La celebración de la belleza toma la faceta de écfrasis en gran parte de la obra poética de César Rodríguez de Sepúlveda con una maestría extraordinaria: “Lo mismo que no entiende / tu inexorable luz mi amor sencillo / que aguarda la limosna de tu abrazo” (Magdalena a los pies de Cristo). Especialmente en Lectura de las sombras, segunda parte del poemario y escenario para ir desdoblándose en otras identidades, como sabiamente hacía Felipe Benítez Reyes o jugando con fuego, José Luis García Martín: “Locuaces son los muertos / a poco que uno aguce / el oído (y yo siempre fui curioso)” (Una lápida más en Spoon River); “Lo que escribió un fantasma de hace quinientos años / te está diciendo ahora qué buscar y quién eres” (Leyendo a sir Philip Sidney). Memorables los versos dedicados a dialogar con estatuas, “Venciste con engaños, y bien sabes / que la lid no fue justa. Aun más: ¿seguro / que has vencido, Perseo? Mírate / Tu corazón no late, no respiras. / Eres de bronce. Al fin, venció Medusa” (Bronce); “Abolieron la danza de tus brazos, / mutilaron tu lengua silenciosa” (Venus de Milo). O el precioso Románico.

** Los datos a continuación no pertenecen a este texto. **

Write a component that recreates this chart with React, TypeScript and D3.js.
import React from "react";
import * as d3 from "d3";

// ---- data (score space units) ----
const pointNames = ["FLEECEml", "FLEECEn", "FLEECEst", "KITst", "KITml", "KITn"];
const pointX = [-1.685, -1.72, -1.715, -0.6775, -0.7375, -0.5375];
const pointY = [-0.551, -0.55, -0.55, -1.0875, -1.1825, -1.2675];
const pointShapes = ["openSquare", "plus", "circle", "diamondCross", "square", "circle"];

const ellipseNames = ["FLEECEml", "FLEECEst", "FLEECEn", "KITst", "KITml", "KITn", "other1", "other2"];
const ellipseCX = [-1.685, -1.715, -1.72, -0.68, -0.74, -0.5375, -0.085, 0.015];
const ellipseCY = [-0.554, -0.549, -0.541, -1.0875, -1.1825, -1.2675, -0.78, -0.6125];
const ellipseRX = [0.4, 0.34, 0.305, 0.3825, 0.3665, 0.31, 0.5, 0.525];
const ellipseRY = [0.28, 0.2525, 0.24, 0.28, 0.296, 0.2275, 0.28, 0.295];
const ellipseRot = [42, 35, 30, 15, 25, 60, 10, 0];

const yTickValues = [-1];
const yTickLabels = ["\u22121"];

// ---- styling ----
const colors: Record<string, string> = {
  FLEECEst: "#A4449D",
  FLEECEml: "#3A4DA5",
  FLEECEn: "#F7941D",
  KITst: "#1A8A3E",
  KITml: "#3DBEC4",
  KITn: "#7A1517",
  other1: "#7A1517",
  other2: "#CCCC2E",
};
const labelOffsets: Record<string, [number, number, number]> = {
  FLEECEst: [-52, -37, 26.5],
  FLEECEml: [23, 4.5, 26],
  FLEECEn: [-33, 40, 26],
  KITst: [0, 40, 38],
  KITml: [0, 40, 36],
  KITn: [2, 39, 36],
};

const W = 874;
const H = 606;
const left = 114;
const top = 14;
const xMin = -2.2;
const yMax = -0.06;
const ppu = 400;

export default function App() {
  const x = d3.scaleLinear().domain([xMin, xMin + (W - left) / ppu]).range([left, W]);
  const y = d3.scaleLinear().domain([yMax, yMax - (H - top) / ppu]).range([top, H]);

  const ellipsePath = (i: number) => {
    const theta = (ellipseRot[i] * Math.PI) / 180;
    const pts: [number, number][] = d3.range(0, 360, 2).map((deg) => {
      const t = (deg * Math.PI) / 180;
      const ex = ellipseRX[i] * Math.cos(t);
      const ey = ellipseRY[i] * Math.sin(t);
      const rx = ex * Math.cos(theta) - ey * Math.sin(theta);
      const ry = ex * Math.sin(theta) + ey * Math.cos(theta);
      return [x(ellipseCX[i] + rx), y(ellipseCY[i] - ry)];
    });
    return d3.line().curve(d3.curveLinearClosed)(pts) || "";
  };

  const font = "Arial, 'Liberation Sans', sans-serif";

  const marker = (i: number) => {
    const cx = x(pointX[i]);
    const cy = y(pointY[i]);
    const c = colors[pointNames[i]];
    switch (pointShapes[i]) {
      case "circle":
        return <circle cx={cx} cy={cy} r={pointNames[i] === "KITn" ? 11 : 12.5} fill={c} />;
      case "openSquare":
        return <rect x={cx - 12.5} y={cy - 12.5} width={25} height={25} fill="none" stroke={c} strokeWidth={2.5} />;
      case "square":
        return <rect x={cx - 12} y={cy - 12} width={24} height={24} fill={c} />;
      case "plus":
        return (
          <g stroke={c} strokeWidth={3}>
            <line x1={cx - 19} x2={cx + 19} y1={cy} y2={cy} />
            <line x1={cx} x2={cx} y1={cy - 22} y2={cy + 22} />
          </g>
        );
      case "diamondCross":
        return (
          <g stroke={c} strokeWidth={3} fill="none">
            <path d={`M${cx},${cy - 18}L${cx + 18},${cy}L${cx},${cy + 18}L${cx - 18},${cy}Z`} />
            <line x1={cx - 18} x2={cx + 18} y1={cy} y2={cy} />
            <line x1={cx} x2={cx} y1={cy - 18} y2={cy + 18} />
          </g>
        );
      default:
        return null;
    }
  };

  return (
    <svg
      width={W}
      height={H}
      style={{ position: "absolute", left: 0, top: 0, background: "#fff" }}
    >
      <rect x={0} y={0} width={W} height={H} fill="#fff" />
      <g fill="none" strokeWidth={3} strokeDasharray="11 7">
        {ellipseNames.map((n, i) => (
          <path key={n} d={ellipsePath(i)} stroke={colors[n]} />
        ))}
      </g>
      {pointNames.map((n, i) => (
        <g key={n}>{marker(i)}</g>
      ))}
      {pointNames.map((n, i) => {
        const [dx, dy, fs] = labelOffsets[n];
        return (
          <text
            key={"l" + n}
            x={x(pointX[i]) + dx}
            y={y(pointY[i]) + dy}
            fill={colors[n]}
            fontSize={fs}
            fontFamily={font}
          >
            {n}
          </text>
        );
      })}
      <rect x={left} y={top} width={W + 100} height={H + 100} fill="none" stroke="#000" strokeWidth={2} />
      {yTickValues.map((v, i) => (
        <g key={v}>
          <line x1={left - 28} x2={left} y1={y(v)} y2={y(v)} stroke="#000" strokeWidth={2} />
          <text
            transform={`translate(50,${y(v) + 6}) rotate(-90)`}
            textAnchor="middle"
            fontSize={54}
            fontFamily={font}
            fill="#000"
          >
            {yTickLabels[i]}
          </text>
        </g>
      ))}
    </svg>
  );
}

Damos un paseo por lugares misteriosos: “Tu destino es perderte en la dulce espesura / de esta selva de voces  de este bosque de libros” (Entremos más adentro en la espesura); “Acaso fue un paréntesis, o un sueño, / el tiempo en que creímos que existía esperanza para el hombre” (Andelkrag); “Y en un saco, el amigo, / sorteando peligros, sollozando / por tu suerte y la suya, / llevaré de regreso tu corona, / ciñendo tu cabeza cercenada” (Kafiristán). Escenarios fantásticos que cuentan la verdad sobre nosotros mismos en los argumentos mitológicos. Con el peculiar sentido de la ironía y la intertextualidad mejor entendida, podemos situarnos en poemas del Siglo de Oro: “qué alegría saber que he de quemarme / para siempre en tu fuego; sí, ahora” (Canción del enemigo enamorado); o del barroquismo más exquisito (L’incoronazione di Poppea); o la mixtura de Odiseo en el Monument Valley (“un destino peor para Odiseo / que no llegar a Ítaca: Hallar su isla ocupada por los bárbaros”, Centauros del desierto).

Incluso cuando decide fijar en un objeto cotidiano, derrocha el poeta sabiduría y exquisito cuidado: “Irse gastando al escribir / sin comprender lo que se escribe. /…/ No hay un final feliz. Queda lo escrito” (Un lápiz). Este es un poemario de gran y obstinado amor a la literatura: “Nunca la encontraré, te dices con tristeza, / y aún así no te marchas de aquel palacio viejo / y sigues recorriendo sus estancias desiertas” (No vendrá hoy la poesía). Y esta dice la verdad de nosotros, ya sea en arrebatos líricos o en los recuerdos de la inocencia infantil retomados desde la madurez: “Que la esperanza de un final feliz / no perturbe la helada perfección de este sueño / pues también las perdices se acabarán un día: / tras el festín acechan la vejez y la muerte” (Para salvar a la Bella Durmiente). Sin embargo, no olvidemos que, tras la erudición, el sentido del humor, la elegante métrica, este es un poema de Amor, con mayúsculas: “Y se acercó a la cueva. / Y, pájaro de luz, ella cantaba” (Más allá de la noche).